My memory of the episode is dark and inundated with wetness. I see it the way I would a city through sunglasses, at night and under a driving downpour. And even more I see it through a mental veil, not the veil that drugs or alcohol would throw over things, more like a dreamlike confusion. My desires, my desire to attack those shit-bags, my desire to establish whose rules and behavior are correct, are clear in my mind, as I write this, like the taste of bitter morning coffee. Deep down from underneath my intestines, from my diaphragm, I still sense the wide open gust of hate-infused wind like a hurricane shout of anger driven with fierce strength and animal fury through my lungs and throat and then, not out of my mouth, but straight through my brain, removing it from contact with my senses, turned into simply a manager of weapons, a machine to destroy.
When I got home I showed J a clip from Gran Torino. The key line is:
Clint Eastwood (Walt): Ever notice how you come across somebody once in a while you shouldn’t have fucked with? That’s me.
That, I explained to her, is the message I hope those pieces of shit took away from the encounter.
And as I wrote that, I can tell you my hatred for the unknown human occupants of the FMW is sharp and fizzy. I have, in my spinal column, a jazz of energy that I know is the unsatisfied remnant of the encounter. Unsatisfied because I did not actually damage them.

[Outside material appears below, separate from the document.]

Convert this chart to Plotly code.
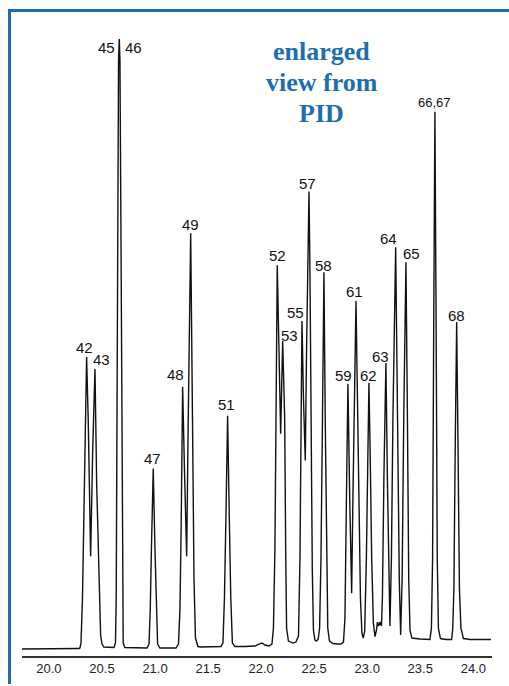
import plotly.graph_objects as go

# chromatogram trace (retention time, min / detector signal, a.u.)
time = [19.746, 20.009, 20.283,
        20.292, 20.302, 20.316, 20.335, 20.355, 20.370, 20.393, 20.412, 20.434, 20.450,
        20.471, 20.487, 20.500, 20.518,
        20.613, 20.627, 20.634, 20.641, 20.648, 20.656, 20.663, 20.669, 20.677, 20.685,
        20.692, 20.700, 20.716, 20.829,
        20.924, 20.943, 20.955, 20.966, 20.983, 20.999, 21.011, 21.024, 21.046, 21.122,
        21.197, 21.221, 21.235, 21.246, 21.260, 21.277, 21.298, 21.313, 21.336, 21.353,
        21.367, 21.381, 21.404, 21.433, 21.517,
        21.621, 21.640, 21.654, 21.668, 21.684, 21.700, 21.714, 21.729, 21.753,
        21.847, 21.942, 21.979, 22.008, 22.036, 22.074,
        22.102, 22.116, 22.130, 22.142, 22.152, 22.168, 22.184, 22.203, 22.222, 22.232,
        22.240, 22.257, 22.300, 22.328, 22.352, 22.366, 22.377, 22.385, 22.399, 22.416,
        22.427, 22.441, 22.451, 22.460, 22.469, 22.482, 22.493, 22.507, 22.523,
        22.538, 22.551, 22.564, 22.578, 22.592, 22.604, 22.616, 22.628, 22.644, 22.677,
        22.724, 22.752,
        22.776, 22.790, 22.804, 22.818, 22.835, 22.853, 22.865, 22.880, 22.894, 22.905,
        22.918, 22.936, 22.950, 22.962, 22.976, 22.992, 23.007, 23.016, 23.027, 23.042,
        23.058, 23.073, 23.087, 23.096, 23.107, 23.120, 23.134, 23.143, 23.157, 23.176,
        23.190, 23.205, 23.214, 23.228, 23.242, 23.268, 23.285, 23.302, 23.315, 23.329,
        23.344, 23.365, 23.379, 23.391, 23.403, 23.421, 23.497, 23.591,
        23.605, 23.616, 23.627, 23.638, 23.649, 23.660, 23.671, 23.690, 23.742, 23.796,
        23.806, 23.817, 23.829, 23.843, 23.856, 23.869, 23.883, 23.907, 23.968, 24.166]
signal = [7, 7, 7.5,
          8, 13, 58, 178, 300, 238, 100, 205, 288, 172,
          68, 21, 12, 9,
          8.5, 13, 58, 238, 458, 598, 619, 598, 458, 238,
          58, 13, 8.5, 8,
          8, 12, 48, 108, 188, 108, 48, 12, 8, 8,
          8, 12, 48, 128, 270, 188, 100, 238, 424, 238,
          78, 18, 9.5, 9, 9.5,
          9.5, 13, 58, 138, 241, 138, 58, 13, 9.5,
          9.5, 10, 12, 13, 11, 10,
          12, 28, 108, 258, 392, 308, 223, 316, 238, 98,
          28, 15, 13, 14, 20, 98, 238, 336, 258, 196,
          298, 418, 466, 388, 238, 88, 26, 16, 15,
          17, 28, 98, 238, 385, 238, 98, 28, 15, 12.5,
          12, 12,
          14, 38, 158, 273, 158, 63, 158, 278, 356, 278,
          178, 58, 23, 18, 25, 98, 208, 274, 208, 98,
          33, 19.5, 26, 34, 30, 34, 30, 58, 178, 294,
          178, 68, 30, 98, 238, 410, 238, 78, 21, 78,
          238, 395, 238, 78, 26, 18, 17, 16.5,
          28, 98, 338, 546, 338, 98, 28, 17.5, 16.5, 16.5,
          28, 68, 208, 335, 208, 68, 28, 17.5, 16.5, 16.5]

# peak numbers with apex positions
peak_labels = ['42', '43', '45', '46', '47', '48', '49', '51', '52', '53', '55',
               '57', '58', '59', '61', '62', '63', '64', '65', '66,67', '68']
peak_times = [20.355, 20.434, 20.663, 20.663, 20.983, 21.260, 21.336, 21.684, 22.152,
              22.203, 22.385, 22.451, 22.592, 22.818, 22.894, 23.016, 23.176, 23.268,
              23.365, 23.638, 23.843]
peak_heights = [300, 288, 619, 619, 188, 270, 424, 241, 392, 316, 336, 466, 385, 273,
                356, 274, 294, 410, 395, 546, 335]

ticks = [20.0, 20.5, 21.0, 21.5, 22.0, 22.5, 23.0, 23.5, 24.0]
title_lines = ['enlarged', 'view from', 'PID']

# label nudges in px (x, y) so the numbers sit where they do in the print
label_shift = {'42': (-2, 9), '43': (7, 9), '45': (-13, -9), '46': (14, -9),
               '47': (-1, 10), '48': (-7, 12), '49': (0, 9), '51': (-1, 11),
               '52': (0, 10), '53': (7, 5), '55': (-6, 9), '57': (-1, 8),
               '58': (0, 7), '59': (-4, 8), '61': (-1, 10), '62': (0, 7),
               '63': (-5, 6), '64': (-7, 9), '65': (6, 9), '66,67': (0, 9), '68': (0, 7)}

BLUE = '#1c6db2'

fig = go.Figure()
fig.add_trace(go.Scatter(
    x=time, y=signal,
    mode='lines',
    line=dict(color='#111111', width=1.4),
    hoverinfo='skip',
    showlegend=False
))

for lab, t, h in zip(peak_labels, peak_times, peak_heights):
    dx, dy = label_shift[lab]
    fig.add_annotation(
        x=t, y=h, text=lab, showarrow=False,
        xanchor='center', yanchor='middle',
        xshift=dx, yshift=dy,
        font=dict(family='Liberation Sans, Arial', size=13 if ',' in lab else 15,
                  color='#111111')
    )

# blue heading, one line per annotation to keep the tight spacing
for i, line in enumerate(title_lines):
    fig.add_annotation(
        x=0.638, y=0.935 - i * 0.0475, xref='paper', yref='paper',
        text='<b>' + line + '</b>', showarrow=False,
        xanchor='center', yanchor='middle',
        font=dict(family='Liberation Serif, Times New Roman', size=26, color=BLUE)
    )

# frame: only its top and left edges fall inside the picture
fig.add_shape(type='line', xref='paper', yref='paper',
              x0=-0.0266, x1=-0.0266, y0=1.0, y1=-0.0432,
              line=dict(color=BLUE, width=3))
fig.add_shape(type='line', xref='paper', yref='paper',
              x0=-0.0298, x1=1.0362, y0=0.9992, y1=0.9992,
              line=dict(color=BLUE, width=3))

fig.update_layout(
    width=509, height=686,
    margin=dict(l=22, r=17, t=10, b=28),
    paper_bgcolor='white',
    plot_bgcolor='white',
    xaxis=dict(
        range=[19.746, 24.176],
        showline=True, linecolor='#333333', linewidth=1.5,
        showgrid=False, zeroline=False,
        ticks='',
        tickvals=ticks,
        ticktext=['%.1f' % v for v in ticks],
        tickfont=dict(family='Liberation Sans, Arial', size=13, color='#222222'),
    ),
    yaxis=dict(range=[0, 648], visible=False),
)
fig.write_html('out.html', config={'displayModeBar': False},
               post_script="document.body.style.margin='0';document.body.style.overflow='hidden';")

And no matter that my brain gives thanks to god, luck and that policeman for stopping things before I did kill one of them, perhaps bringing down the wrath of a whole clan on my head, perhaps changing the course of my life forever, perhaps ruining everything I hold important. No matter all of that, because the territorial animal within me is not satisfied. That part of me somehow knows that the situation around me requires violence.
And being a curious fucker, I want to know why my body is pushing me to violence? Why is my previously left wing, humanistic, goodie-two-shoes-self indifferent to death and suffering. I think I know. I think it is because there are too many goddamned people in this place. And I know that I should be arranging my ticket out of here. That the people and Gaia are going to conspire to make this specific place a graveyard for most of us. But it is hard to step so far away from the well-trodden path. Hard to step so far away when the catastrophic outcome I fear remains only a theory for now.
But my impulse to make space around me, to reduce the crowding is not theoretical. And it should be respected or, I suspect, bad things will happen.